The city has asked to meet with AVLT representatives on Monday to discuss where the parties go from here. City Attorney John Worcester said he and Mayor Helen Klanderud plan to meet with land trust representatives.

“We’re talking with AVLT – we’re back to square one with them,” Worcester said.

But Michael McVoy, president of the AVLT board of directors, said the trust will continue to pursue its ideas with the city and the Zolines.

The AVLT board is aware of the Zolines’ reaction to their proposals, but is preparing more information on what conservationists feel are advantages of the AVLT plan.

“We are certainly hoping to sit down and have a conversation across the table with the Zolines,” McVoy said. “We’re certainly not pulling our ideas off the table. As far as we’re concerned, our ideas are permanently on the table.”

The fate of the back bowl of Deer Hill – the prominent point between the Maroon Creek Club and Airport Business Center west of Aspen – has drawn AVLT into the Burlingame debate.

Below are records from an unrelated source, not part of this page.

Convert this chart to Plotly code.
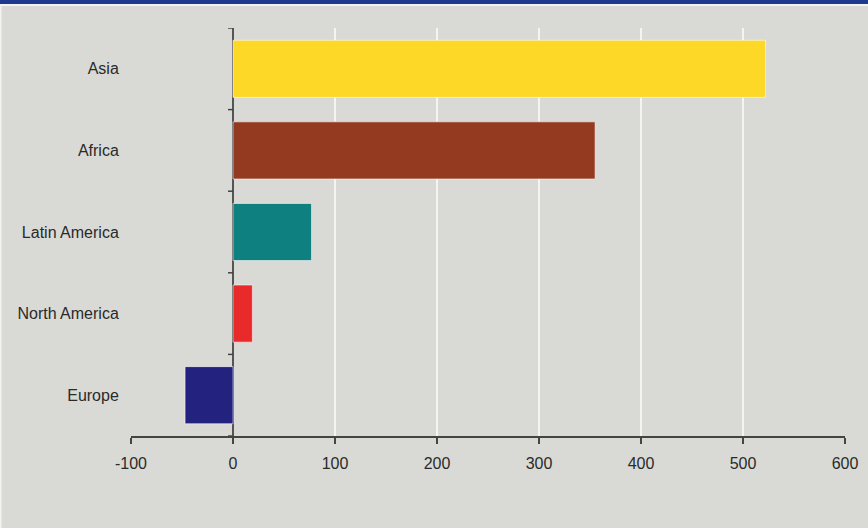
import plotly.graph_objects as go

categories = ["Asia", "Africa", "Latin America", "North America", "Europe"]
values = [522, 355, 77, 19, -47]
colors = ["#fdd826", "#943a20", "#0e8080", "#e82a2a", "#23227f"]
x_ticks = [-100, 0, 100, 200, 300, 400, 500, 600]

BG = "#d9dad5"
FONT = "Liberation Sans, Arial, sans-serif"

W, H = 868, 528
ML, MR, MT, MB = 131, 23, 28, 92
PW, PH = W - ML - MR, H - MT - MB

fig = go.Figure()
fig.add_trace(go.Bar(
    y=categories, x=values, orientation="h",
    marker=dict(color=colors, line=dict(color="rgba(255,255,255,0.55)", width=1)),
    width=0.7, hoverinfo="skip",
))

n = len(categories)
# category boundary ticks on the zero axis
for k in range(n + 1):
    fig.add_shape(type="line", xref="x", yref="y", xsizemode="pixel", xanchor=0,
                  x0=-5, x1=0, y0=k - 0.5, y1=k - 0.5,
                  line=dict(color="#444444", width=1.5))

# page frame: blue band on top, light edge lines
fig.add_shape(type="rect", xref="paper", yref="paper",
              x0=-ML / PW, x1=1 + MR / PW, y0=1 + (MT - 4) / PH, y1=1 + MT / PH,
              fillcolor="#1e3a8f", line=dict(width=0), layer="above")
fig.add_shape(type="rect", xref="paper", yref="paper",
              x0=-ML / PW, x1=1 + MR / PW, y0=1 + (MT - 6) / PH, y1=1 + (MT - 4) / PH,
              fillcolor="#f2f3f0", line=dict(width=0), layer="above")
fig.add_shape(type="rect", xref="paper", yref="paper",
              x0=-ML / PW, x1=-(ML - 1.5) / PW, y0=-MB / PH, y1=1 + (MT - 6) / PH,
              fillcolor="#f2f3f0", line=dict(width=0), layer="above")

fig.update_layout(
    width=W, height=H,
    margin=dict(l=ML, r=MR, t=MT, b=MB, autoexpand=False),
    paper_bgcolor=BG, plot_bgcolor=BG,
    font=dict(family=FONT, size=16, color="#2a2a2a"),
    showlegend=False,
    xaxis=dict(
        range=[-100, 600], tickmode="array", tickvals=x_ticks,
        ticktext=[str(v) for v in x_ticks],
        showgrid=True, gridcolor="#f4f4f2", gridwidth=1.5,
        zeroline=True, zerolinecolor="#555555", zerolinewidth=1.5,
        showline=True, linecolor="#444444", linewidth=1.5,
        ticks="outside", ticklen=6, tickcolor="#444444", tickwidth=1.5,
        ticklabelstandoff=6,
        fixedrange=True, automargin=False,
    ),
    yaxis=dict(
        type="category", categoryorder="array", categoryarray=categories,
        range=[n - 0.5, -0.5],
        showgrid=False, zeroline=False, showline=False,
        ticks="outside", ticklen=8, tickcolor="rgba(0,0,0,0)",
        fixedrange=True, automargin=False,
    ),
)

fig.write_html("out.html")
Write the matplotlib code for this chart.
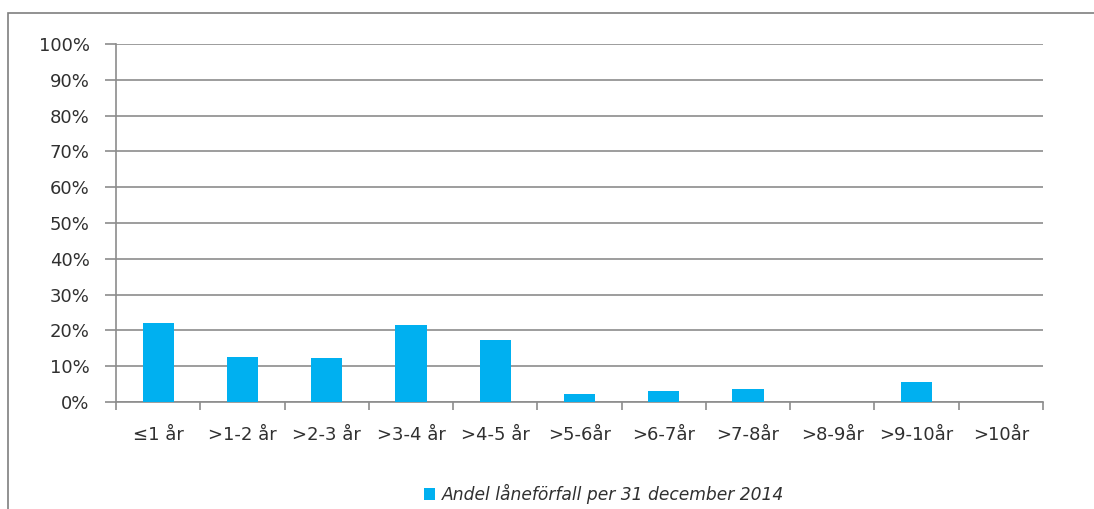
import matplotlib
matplotlib.use("Agg")
import matplotlib.pyplot as plt
from matplotlib.patches import Rectangle
import numpy as np

# categories and share of loan maturities (percent)
categories = ["≤1 år", ">1-2 år", ">2-3 år", ">3-4 år", ">4-5 år", ">5-6år",
              ">6-7år", ">7-8år", ">8-9år", ">9-10år", ">10år"]
shares = [22.1, 12.6, 12.4, 21.4, 17.3, 2.1, 3.2, 3.5, 0.0, 5.5, 0.0]
yticks = list(range(0, 101, 10))
legend_label = "Andel låneförfall per 31 december 2014"

BAR_COLOR = "#00b0f0"
GRID_COLOR = "#8c8c8c"
TEXT_COLOR = "#303030"

fig = plt.figure(figsize=(10.94, 5.09), dpi=100)
fig.patch.set_facecolor("white")

# outer chart frame (only top and left edges visible in the reference)
frame = Rectangle((8 / 1094, -0.1), 1.2, (509 - 13) / 509 + 0.1,
                  transform=fig.transFigure, fill=False,
                  edgecolor="#7f7f7f", linewidth=1.2)
fig.patches.append(frame)

ax = fig.add_axes([116 / 1094, (509 - 402) / 509, (1043 - 116) / 1094, (402 - 44) / 509])

x = np.arange(len(categories))
bars = ax.bar(x, shares, width=0.37, color=BAR_COLOR, zorder=3,
              label=legend_label)

ax.set_xlim(-0.5, len(categories) - 0.5)
ax.set_ylim(0, 100)
ax.set_yticks(yticks)
ax.set_yticklabels([f"{v}%" for v in yticks])
ax.yaxis.grid(True, color=GRID_COLOR, linewidth=1.2, zorder=0)

# category labels centred, tick marks on category boundaries
ax.set_xticks(x)
ax.set_xticklabels(categories)
ax.tick_params(axis="x", which="major", length=0, pad=17)
ax.set_xticks(np.arange(-0.5, len(categories)), minor=True)
ax.tick_params(axis="x", which="minor", length=6, width=1.2, color=GRID_COLOR,
               direction="out")
ax.tick_params(axis="y", length=8, width=1.2, color=GRID_COLOR, pad=11)
ax.tick_params(labelsize=13, labelcolor=TEXT_COLOR)

for side in ["top", "right"]:
    ax.spines[side].set_visible(False)
for side in ["left", "bottom"]:
    ax.spines[side].set_color(GRID_COLOR)
    ax.spines[side].set_linewidth(1.2)

fig.legend(handles=[bars], labels=[legend_label], loc="center",
           bbox_to_anchor=(604 / 1094, (509 - 494) / 509), frameon=False,
           prop={"style": "italic", "size": 12.3}, handlelength=0.65,
           handleheight=0.65, handletextpad=0.4, labelcolor=TEXT_COLOR)

fig.savefig("out.png", dpi=100)
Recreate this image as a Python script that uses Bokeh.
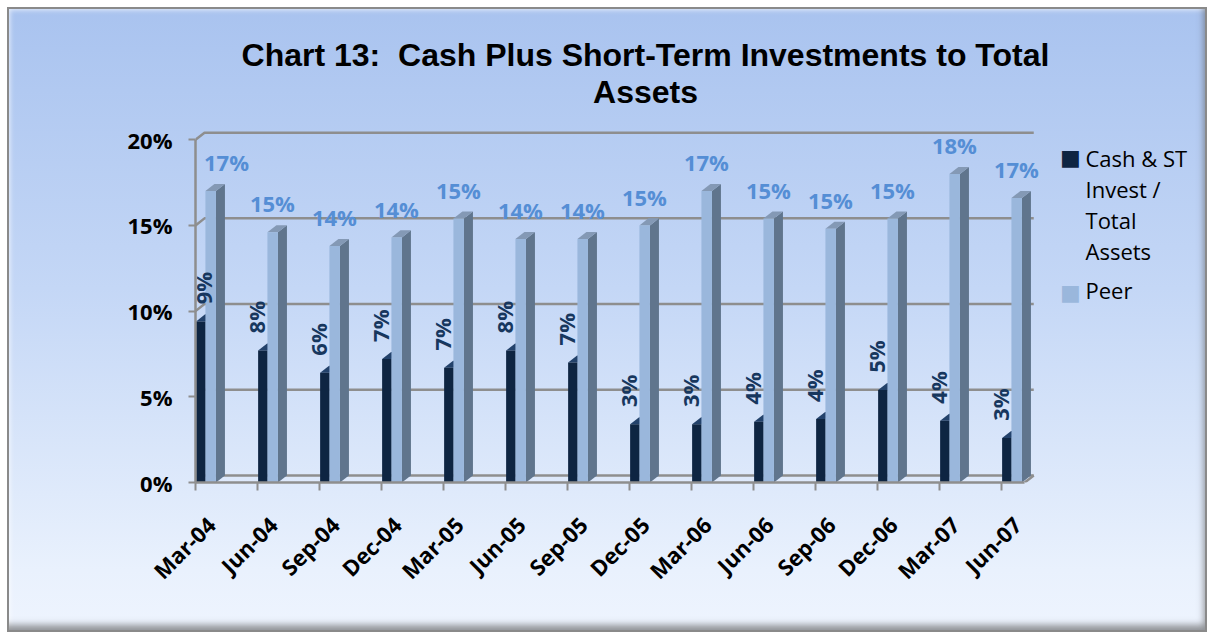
from math import pi
from bokeh.plotting import figure
from bokeh.models import Range1d, FixedTicker, Label, ColumnDataSource
from bokeh.core.properties import value
from bokeh.embed import file_html
from bokeh.resources import INLINE

# ---------------- data ----------------
categories = ["Mar-04", "Jun-04", "Sep-04", "Dec-04", "Mar-05", "Jun-05", "Sep-05",
              "Dec-05", "Mar-06", "Jun-06", "Sep-06", "Dec-06", "Mar-07", "Jun-07"]
cash = [9.4, 7.7, 6.4, 7.2, 6.7, 7.7, 7.0, 3.4, 3.4, 3.55, 3.7, 5.4, 3.6, 2.6]
peer = [17.0, 14.6, 13.8, 14.3, 15.4, 14.2, 14.2, 15.0, 17.0, 15.4, 14.8, 15.4, 18.0, 16.6]
y_ticks = [0, 5, 10, 15, 20]
series_names = ["Cash & ST\nInvest /\nTotal\nAssets", "Peer"]
title_lines = ["Chart 13:\u00a0 Cash Plus Short-Term Investments to Total", "Assets"]

# ---------------- styles ----------------
DARK = "#0E2542"; DARK_TOP = "#23426B"; DARK_SIDE = "#0A1A30"
PEER = "#9AB7DC"; PEER_TOP = "#8499B5"; PEER_SIDE = "#60758D"
GRID = "#8E8E8E"
FONT = "Open Sans"

n = len(categories)
DX, DY = 0.145, 0.41          # 3-D depth offset (x units, % units)
X_END = 13.52                 # back wall right end

W, H = 1200, 625
LEFT, BOTTOM, TOP, RIGHT = 188, 150, 5, 5
PX_X, PX_Y = 62.0, 17.14
x_end = (W - LEFT - RIGHT) / PX_X
y_end = (H - BOTTOM - TOP) / PX_Y

p = figure(width=W, height=H, output_backend="svg", toolbar_location=None,
           x_range=Range1d(0, x_end), y_range=Range1d(0, y_end),
           min_border_left=LEFT, min_border_right=RIGHT, min_border_top=TOP, min_border_bottom=BOTTOM)
p.background_fill_alpha = 0
p.border_fill_alpha = 0
p.outline_line_color = None
p.grid.visible = False
p.styles = {
    "margin-left": "7px", "margin-top": "7px",
    "background": "linear-gradient(to bottom, #A9C3EF 0%, #C4D7F6 45%, #E9F1FD 90%, #EEF4FE 100%)",
    "box-shadow": "inset 0 0 0 2px #8A8A8A, inset -5px -9px 7px -2px rgba(80,80,80,0.6), inset 5px 5px 5px -2px rgba(255,255,255,0.7)",
}

# back-wall gridlines (with diagonal from the front axis)
gx, gy = [], []
for t in y_ticks:
    gx.append([0, DX, X_END])
    gy.append([t, t + DY, t + DY])
gx.append([X_END - DX, X_END]); gy.append([0, DY])
p.multi_line(gx, gy, line_color=GRID, line_width=2.5)

# bar geometry
xi = list(range(n))
dl = [i + 0.01 for i in xi]; dr = [i + 0.16 for i in xi]
pl = [i + 0.16 for i in xi]; pr = [i + 0.33 for i in xi]

def faces(lefts, rights, vals):
    tops_x, tops_y, side_x, side_y = [], [], [], []
    for l, r, v in zip(lefts, rights, vals):
        tops_x.append([l, r, r + DX, l + DX]); tops_y.append([v, v, v + DY, v + DY])
        side_x.append([r, r, r + DX, r + DX]); side_y.append([0, v, v + DY, DY])
    return tops_x, tops_y, side_x, side_y

tx, ty, sx, sy = faces(dl, dr, cash)
p.patches(sx, sy, fill_color=DARK_SIDE, line_color=None)
p.patches(tx, ty, fill_color=DARK_TOP, line_color=None)
p.quad(left=dl, right=dr, bottom=0, top=cash, fill_color=DARK, line_color=None)

tx, ty, sx, sy = faces(pl, pr, peer)
p.patches(sx, sy, fill_color=PEER_SIDE, line_color=None)
p.patches(tx, ty, fill_color=PEER_TOP, line_color=None)
p.quad(left=pl, right=pr, bottom=0, top=peer, fill_color=PEER, line_color=None)

# data labels (kept inside the plot area, as the spreadsheet does)
peer_src = ColumnDataSource(dict(x=[max(i + 0.24, 0.5) for i in xi], y=[v + 1.68 for v in peer],
                                 t=[f"{v:.0f}%" for v in peer]))
p.text("x", "y", "t", source=peer_src, text_font=value(FONT), text_font_style="bold",
       text_font_size="22px", text_color="#558ED5", text_align="center", text_baseline="alphabetic")
cash_src = ColumnDataSource(dict(x=[max(i - 0.03, 0.12) for i in xi], y=[v + 1.0 for v in cash],
                                 t=[f"{v:.0f}%" for v in cash]))
p.text("x", "y", "t", source=cash_src, angle=pi / 2, text_font=value(FONT), text_font_style="bold",
       text_font_size="22px", text_color="#17375E", text_align="left", text_baseline="alphabetic")

# axes
xa = p.xaxis[0]
xa.ticker = FixedTicker(ticks=[i + 0.25 for i in xi], minor_ticks=xi)
xa.major_label_overrides = {i + 0.25: c for i, c in zip(xi, categories)}
xa.major_label_orientation = pi / 4
xa.major_tick_out = 0; xa.major_tick_in = 0
xa.minor_tick_out = 8; xa.minor_tick_in = 0
xa.minor_tick_line_color = GRID; xa.minor_tick_line_width = 2
xa.axis_line_color = GRID; xa.axis_line_width = 2.5
xa.bounds = (0, X_END - DX)
xa.major_label_standoff = 30
xa.major_label_text_font = FONT
xa.major_label_text_font_style = "bold"
xa.major_label_text_font_size = "22px"
xa.major_label_text_color = "black"

ya = p.yaxis[0]
ya.ticker = FixedTicker(ticks=y_ticks, minor_ticks=[])
ya.major_label_overrides = {t: f"{t}%" for t in y_ticks}
ya.major_tick_out = 7; ya.major_tick_in = 0
ya.major_tick_line_color = GRID; ya.major_tick_line_width = 2
ya.axis_line_color = GRID; ya.axis_line_width = 2.5
ya.bounds = (0, 20)
ya.major_label_standoff = 16
ya.major_label_text_font = FONT
ya.major_label_text_font_style = "bold"
ya.major_label_text_font_size = "22px"
ya.major_label_text_color = "black"

# title (two lines)
for txt, yy in zip(title_lines, [24.97, 22.81]):
    p.add_layout(Label(x=7.258, y=yy, text=txt, text_align="center", text_baseline="alphabetic",
                       text_font="Liberation Sans", text_font_style="bold", text_font_size="32px",
                       text_color="black"))

# legend (wrapped text, as in the original)
legend_lines = [series_names[0].split("\n"), series_names[1].split("\n")]
line_y = [[18.96, 17.15, 15.34, 13.48], [11.26]]
sq_y = [18.96, 11.08]
for colr, lines, ys, sy0 in zip([DARK, PEER], legend_lines, line_y, sq_y):
    p.add_layout(Label(x=14.113, y=sy0, text="\u25A0", text_align="center", text_baseline="alphabetic",
                       text_font="DejaVu Sans", text_font_size="22px", text_color=colr))
    for ln, yy in zip(lines, ys):
        p.add_layout(Label(x=14.355, y=yy, text=ln, text_align="left", text_baseline="alphabetic",
                           text_font=FONT, text_font_size="22px", text_color="black"))

open("out.html", "w").write(file_html(p, INLINE))
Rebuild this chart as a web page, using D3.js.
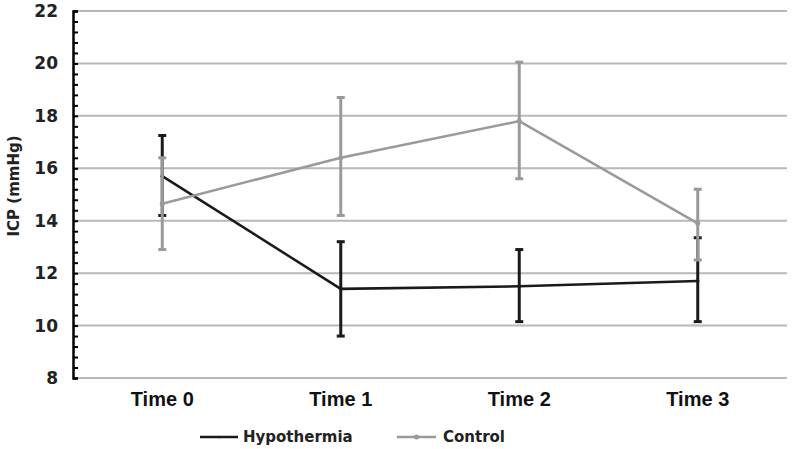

The city’s original deal with the Zolines allowed Aspen to build up to 225 affordable units on a 25-acre parcel that included about five acres of the city’s Burlingame Ranch and 20 acres of the Zolines’ land.

Under the new deal, the city has the option of expanding into the back bowl of Deer Hill on its property for 80 of the 330 units. That area had been protected by a conservation easement in the original agreement and would be again if the city can reach a deal to acquire the AVLT parcel, which contains about nine buildable acres.

“We are very strongly of the position that we don’t want to see housing in the bowl,” McVoy said.

When city voters approved the original Burlingame agreement, the bowl was to be preserved. “We think that’s a position in the election that ought to be honored,” he said.

McVoy said the land trust would like the Zolines and the city to look at Burlingame Ranch, the Bar/X Ranch and the AVLT land as if it were one parcel and make the best possible decisions regarding its overall development.

If the AVLT’s ideas are considered and rejected, then the land trust will negotiate other options with the city for use of the AVLT land, he said.

The AVLT proposal contains several components, including relocation of the planned affordable housing to the south of its currently proposed site. The new locale pulls the housing away from the back bowl and the AVLT parcel and onto irrigated fields that are part of the Zoline ranching operation.

That would preclude the Zolines’ ability to keep the ranching concern going – an oft-stated family goal, Klein noted.

“In proposing so casually that we should abandon ranching in order to accommodate their proposal, AVLT betrays a scorn for ranching and agriculture that they should be ashamed of,” the Zolines said in the letter.

The Zolines also contend the lands left open in the existing joint agreement better preserve the actual wildlife migration corridor than does the AVLT proposal.

“We have maintained connectivity of open space for wildlife movement where we observe the wildlife actually move, not where AVLT thinks they should theoretically move,” the letter states.

The Zolines conclude the existing plan is a better one for both affordable housing and conservation purposes.

“In conclusion . we must bluntly state that although AVLT may wish that this were a 1980s-style disagreement between morally superior environmentalists and greedy developers, that just ain’t the case,” the letter said.

The combined Burlingame, Bar/X and AVLT lands are located between Highway 82 and Maroon Creek, to the north and east of the Maroon Creek Club.